Verify that the required forms are received and are in compliance with this
rule;
b. Notify any other existing
insurer that may be affected by the proposed replacement within five (5) business
days of receipt of a completed application indicating replacement or when the
replacement is identified if not indicated on the application, and mail a copy of
the available illustration or policy summary for the proposed policy or available
disclosure document for the proposed contract within five (5) business days of a
request from an existing insurer;
c. Be
able to produce copies of the notification regarding replacement required in
subsection 4.2. of this rule, indexed by producer, for at least five (5) years or
until the next regular examination by the insurance department of a company's state
of domicile, whichever is later; and
d.
Provide to the policy or contract owner notice of the right to return the policy or
contract within thirty (30) days of the delivery of the contract and receive an
unconditional full refund of all premiums or considerations paid on it, including
any policy fees or charges or, in the case of a variable or market value adjustment
policy or contract, a payment of the cash surrender value provided under the policy
or contract plus the fees and other charges deducted from the gross premiums or
considerations or imposed under such policy or contract; such notice may be included
in Appendix A or C.
6.2. In
transactions where the replacing insurer and the existing insurer are the same or
subsidiaries or affiliates under common ownership or control allow credit for the
period of time that has elapsed under the replaced policy's or contract's
incontestability and suicide period up to the face amount of the existing policy or
contract. With regard to financed purchases, the credit may be limited to the amount
the face amount of the existing policy is reduced by the use of existing policy
values to fund the new policy or contract.

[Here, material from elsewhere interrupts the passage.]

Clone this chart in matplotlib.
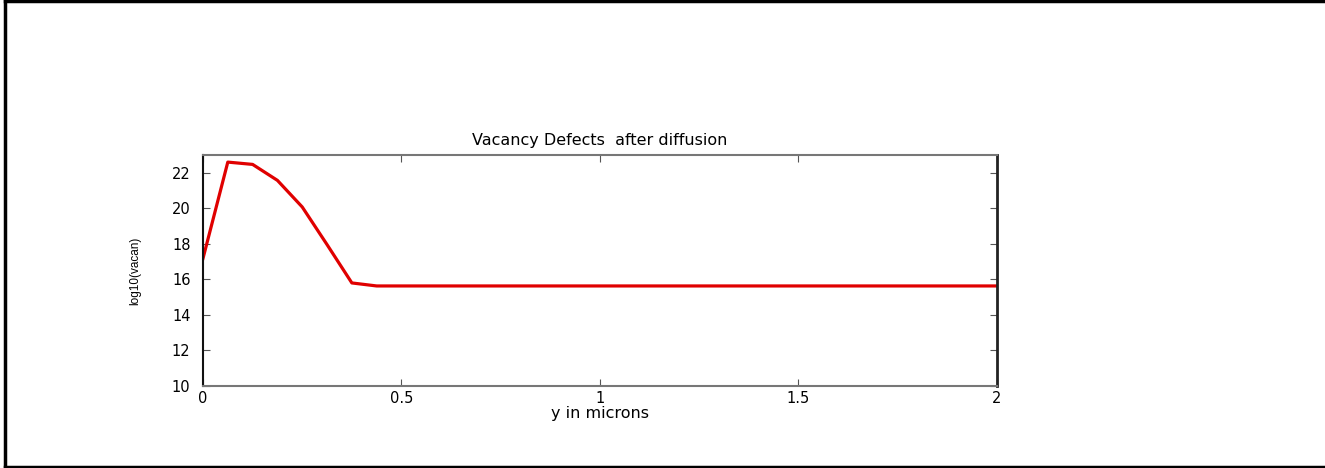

6.3. If an insurer prohibits the use of sales
material other than that approved by the company, as an alternative to the
requirements made of an insurer pursuant to subsection 4.4. of this rule, the
insurer may:
a. Require with each application a
statement signed by the producer that:
1. The
producer used only company-approved sales material; and
2. Copies of all sales material were left with the
applicant in accordance with subsection 4.3. of this rule.
b. Within ten (10) days of the issuance of the
policy or contract:
1. Notify the applicant by
sending a letter to or by verbal communication with the applicant by a person whose
duties are separate from the marketing area of the insurer, that the producer has
represented that copies of all sales material have been left with the applicant in
accordance with subsection 4.3. of this rule;
2. Provide the applicant with a toll free number
to contact company personnel involved in the compliance function in case the
applicant did not receive copies of all sales material;
3. Stress the importance of retaining copies of
the sales material for future reference; and
4. Be able to produce a copy of the letter or
other verification in the policy file for at least five (5) years after the
termination or expiration of the policy or contract.